> _Problem to work on_
Copy all the data exactly, except the pictures.

[start Dataset section]

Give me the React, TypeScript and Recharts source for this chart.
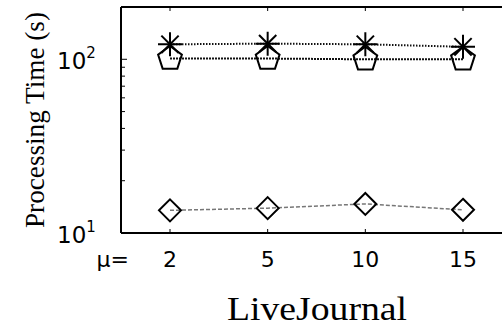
import { LineChart, Line, XAxis, YAxis } from 'recharts'

const muValues = ['2', '5', '10', '15']
const starTimes = [122, 123, 122, 118]
const pentagonTimes = [101, 101, 100, 100]
const diamondTimes = [13.5, 13.9, 14.7, 13.6]
const yTicks = [10, 20, 30, 40, 50, 60, 70, 80, 90, 100, 200]
const yMajor: Record<number, string> = { 10: '1', 100: '2' }

const data = muValues.map((mu, i) => ({
  mu,
  star: starTimes[i],
  pentagon: pentagonTimes[i],
  diamond: diamondTimes[i],
}))

const sans = '"DejaVu Sans", Arial, sans-serif'
const serif = '"Liberation Serif", "Times New Roman", serif'

function StarDot(p: any) {
  const { cx, cy, index } = p
  const r = 12
  const d = r * 0.72
  return (
    <g key={`st-${index}`} stroke="#000" strokeWidth={2}>
      <line x1={cx - r} y1={cy} x2={cx + r} y2={cy} />
      <line x1={cx} y1={cy - r} x2={cx} y2={cy + r} />
      <line x1={cx - d} y1={cy - d} x2={cx + d} y2={cy + d} />
      <line x1={cx - d} y1={cy + d} x2={cx + d} y2={cy - d} />
    </g>
  )
}

function PentagonDot(p: any) {
  const { cx, cy, index } = p
  const r = 12.5
  const pts = [0, 1, 2, 3, 4]
    .map(k => {
      const a = (-90 + k * 72) * Math.PI / 180
      return `${cx + r * Math.cos(a)},${cy + r * Math.sin(a)}`
    })
    .join(' ')
  return <polygon key={`pg-${index}`} points={pts} fill="none" stroke="#000" strokeWidth={2} />
}

function DiamondDot(p: any) {
  const { cx, cy, index } = p
  const r = 11
  const pts = `${cx},${cy - r} ${cx + r},${cy} ${cx},${cy + r} ${cx - r},${cy}`
  return <polygon key={`dm-${index}`} points={pts} fill="none" stroke="#000" strokeWidth={2} />
}

function YTick(p: any) {
  const { x, y, payload } = p
  const exp = yMajor[payload.value]
  return (
    <g>
      <line x1={x} y1={y} x2={x + (exp ? 6 : 4)} y2={y} stroke="#000" strokeWidth={1} />
      {exp && (
        <text x={x - 64} y={y + 10} fontFamily={sans} fontSize={23} fill="#000">
          10
          <tspan dy={-11} fontSize={15}>{exp}</tspan>
        </text>
      )}
    </g>
  )
}

function XTick(p: any) {
  const { x, y, payload } = p
  return (
    <g>
      <line x1={x} y1={y} x2={x} y2={y - 4} stroke="#000" strokeWidth={1} />
      <text x={x} y={y + 34} textAnchor="middle" fontFamily={sans} fontSize={22} fill="#000">
        {payload.value}
      </text>
    </g>
  )
}

function TopTick(p: any) {
  const { x, y } = p
  return <line x1={x} y1={y} x2={x} y2={y + 4} stroke="#000" strokeWidth={1} />
}

export default function App() {
  return (
    <div style={{ position: 'fixed', left: 0, top: 0, width: 502, height: 326, overflow: 'hidden', background: '#fff' }}>
      <LineChart width={540} height={326} data={data} margin={{ top: 6, right: 28, left: 0, bottom: 0 }}>
        <XAxis
          dataKey="mu"
          height={93}
          padding={{ left: 49, right: 49 }}
          axisLine={{ stroke: '#000', strokeWidth: 2 }}
          tickLine={false}
          tickSize={0}
          tickMargin={0}
          tick={<XTick />}
          interval={0}
          label={(props: any) => {
            const vb = props.viewBox
            return (
              <g>
                <text x={vb.x + 8} y={vb.y + 34} textAnchor="end" fontFamily={sans} fontSize={22} fill="#000">
                  μ=
                </text>
                <text x={317} y={320} textAnchor="middle" fontFamily={serif} fontSize={34} textLength={180} lengthAdjust="spacingAndGlyphs" fill="#000">
                  LiveJournal
                </text>
              </g>
            )
          }}
        />
        <XAxis
          xAxisId="top"
          dataKey="mu"
          orientation="top"
          height={1}
          padding={{ left: 49, right: 49 }}
          axisLine={{ stroke: '#000', strokeWidth: 2 }}
          tickLine={false}
          tickSize={0}
          tickMargin={0}
          tick={<TopTick />}
          interval={0}
        />
        <YAxis
          scale="log"
          type="number"
          domain={[10, 200]}
          allowDataOverflow
          ticks={yTicks}
          interval={0}
          width={121}
          axisLine={{ stroke: '#000', strokeWidth: 2 }}
          tickLine={false}
          tickSize={0}
          tickMargin={0}
          tick={<YTick />}
          label={(props: any) => {
            const vb = props.viewBox
            const cy = vb.y + vb.height / 2
            return (
              <text x={44} y={cy} transform={`rotate(-90 44 ${cy})`} textAnchor="middle" fontFamily={serif} fontSize={27} textLength={216} lengthAdjust="spacingAndGlyphs" fill="#000">
                Processing Time (s)
              </text>
            )
          }}
        />
        <Line dataKey="star" stroke="#111" strokeWidth={2} strokeDasharray="1.5 1.5" dot={StarDot} isAnimationActive={false} />
        <Line dataKey="pentagon" stroke="#111" strokeWidth={2} strokeDasharray="2 1" dot={PentagonDot} isAnimationActive={false} />
        <Line dataKey="diamond" stroke="#777" strokeWidth={1.5} strokeDasharray="4 2" dot={DiamondDot} isAnimationActive={false} />
      </LineChart>
    </div>
  )
}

[end Dataset section]

> _Correct result_
Give me the React, TypeScript and Recharts source for this chart.
import { LineChart, Line, XAxis, YAxis } from 'recharts'

const muValues = ['2', '5', '10', '15']
const starTimes = [122, 123, 122, 118]
const pentagonTimes = [101, 101, 100, 100]
const diamondTimes = [13.5, 13.9, 14.7, 13.6]
const yTicks = [10, 20, 30, 40, 50, 60, 70, 80, 90, 100, 200]
const yMajor: Record<number, string> = { 10: '1', 100: '2' }

const data = muValues.map((mu, i) => ({
  mu,
  star: starTimes[i],
  pentagon: pentagonTimes[i],
  diamond: diamondTimes[i],
}))

const sans = '"DejaVu Sans", Arial, sans-serif'
const serif = '"Liberation Serif", "Times New Roman", serif'

function StarDot(p: any) {
  const { cx, cy, index } = p
  const r = 12
  const d = r * 0.72
  return (
    <g key={`st-${index}`} stroke="#000" strokeWidth={2}>
      <line x1={cx - r} y1={cy} x2={cx + r} y2={cy} />
      <line x1={cx} y1={cy - r} x2={cx} y2={cy + r} />
      <line x1={cx - d} y1={cy - d} x2={cx + d} y2={cy + d} />
      <line x1={cx - d} y1={cy + d} x2={cx + d} y2={cy - d} />
    </g>
  )
}

function PentagonDot(p: any) {
  const { cx, cy, index } = p
  const r = 12.5
  const pts = [0, 1, 2, 3, 4]
    .map(k => {
      const a = (-90 + k * 72) * Math.PI / 180
      return `${cx + r * Math.cos(a)},${cy + r * Math.sin(a)}`
    })
    .join(' ')
  return <polygon key={`pg-${index}`} points={pts} fill="none" stroke="#000" strokeWidth={2} />
}

function DiamondDot(p: any) {
  const { cx, cy, index } = p
  const r = 11
  const pts = `${cx},${cy - r} ${cx + r},${cy} ${cx},${cy + r} ${cx - r},${cy}`
  return <polygon key={`dm-${index}`} points={pts} fill="none" stroke="#000" strokeWidth={2} />
}

function YTick(p: any) {
  const { x, y, payload } = p
  const exp = yMajor[payload.value]
  return (
    <g>
      <line x1={x} y1={y} x2={x + (exp ? 6 : 4)} y2={y} stroke="#000" strokeWidth={1} />
      {exp && (
        <text x={x - 64} y={y + 10} fontFamily={sans} fontSize={23} fill="#000">
          10
          <tspan dy={-11} fontSize={15}>{exp}</tspan>
        </text>
      )}
    </g>
  )
}

function XTick(p: any) {
  const { x, y, payload } = p
  return (
    <g>
      <line x1={x} y1={y} x2={x} y2={y - 4} stroke="#000" strokeWidth={1} />
      <text x={x} y={y + 34} textAnchor="middle" fontFamily={sans} fontSize={22} fill="#000">
        {payload.value}
      </text>
    </g>
  )
}

function TopTick(p: any) {
  const { x, y } = p
  return <line x1={x} y1={y} x2={x} y2={y + 4} stroke="#000" strokeWidth={1} />
}

export default function App() {
  return (
    <div style={{ position: 'fixed', left: 0, top: 0, width: 502, height: 326, overflow: 'hidden', background: '#fff' }}>
      <LineChart width={540} height={326} data={data} margin={{ top: 6, right: 28, left: 0, bottom: 0 }}>
        <XAxis
          dataKey="mu"
          height={93}
          padding={{ left: 49, right: 49 }}
          axisLine={{ stroke: '#000', strokeWidth: 2 }}
          tickLine={false}
          tickSize={0}
          tickMargin={0}
          tick={<XTick />}
          interval={0}
          label={(props: any) => {
            const vb = props.viewBox
            return (
              <g>
                <text x={vb.x + 8} y={vb.y + 34} textAnchor="end" fontFamily={sans} fontSize={22} fill="#000">
                  μ=
                </text>
                <text x={317} y={320} textAnchor="middle" fontFamily={serif} fontSize={34} textLength={180} lengthAdjust="spacingAndGlyphs" fill="#000">
                  LiveJournal
                </text>
              </g>
            )
          }}
        />
        <XAxis
          xAxisId="top"
          dataKey="mu"
          orientation="top"
          height={1}
          padding={{ left: 49, right: 49 }}
          axisLine={{ stroke: '#000', strokeWidth: 2 }}
          tickLine={false}
          tickSize={0}
          tickMargin={0}
          tick={<TopTick />}
          interval={0}
        />
        <YAxis
          scale="log"
          type="number"
          domain={[10, 200]}
          allowDataOverflow
          ticks={yTicks}
          interval={0}
          width={121}
          axisLine={{ stroke: '#000', strokeWidth: 2 }}
          tickLine={false}
          tickSize={0}
          tickMargin={0}
          tick={<YTick />}
          label={(props: any) => {
            const vb = props.viewBox
            const cy = vb.y + vb.height / 2
            return (
              <text x={44} y={cy} transform={`rotate(-90 44 ${cy})`} textAnchor="middle" fontFamily={serif} fontSize={27} textLength={216} lengthAdjust="spacingAndGlyphs" fill="#000">
                Processing Time (s)
              </text>
            )
          }}
        />
        <Line dataKey="star" stroke="#111" strokeWidth={2} strokeDasharray="1.5 1.5" dot={StarDot} isAnimationActive={false} />
        <Line dataKey="pentagon" stroke="#111" strokeWidth={2} strokeDasharray="2 1" dot={PentagonDot} isAnimationActive={false} />
        <Line dataKey="diamond" stroke="#777" strokeWidth={1.5} strokeDasharray="4 2" dot={DiamondDot} isAnimationActive={false} />
      </LineChart>
    </div>
  )
}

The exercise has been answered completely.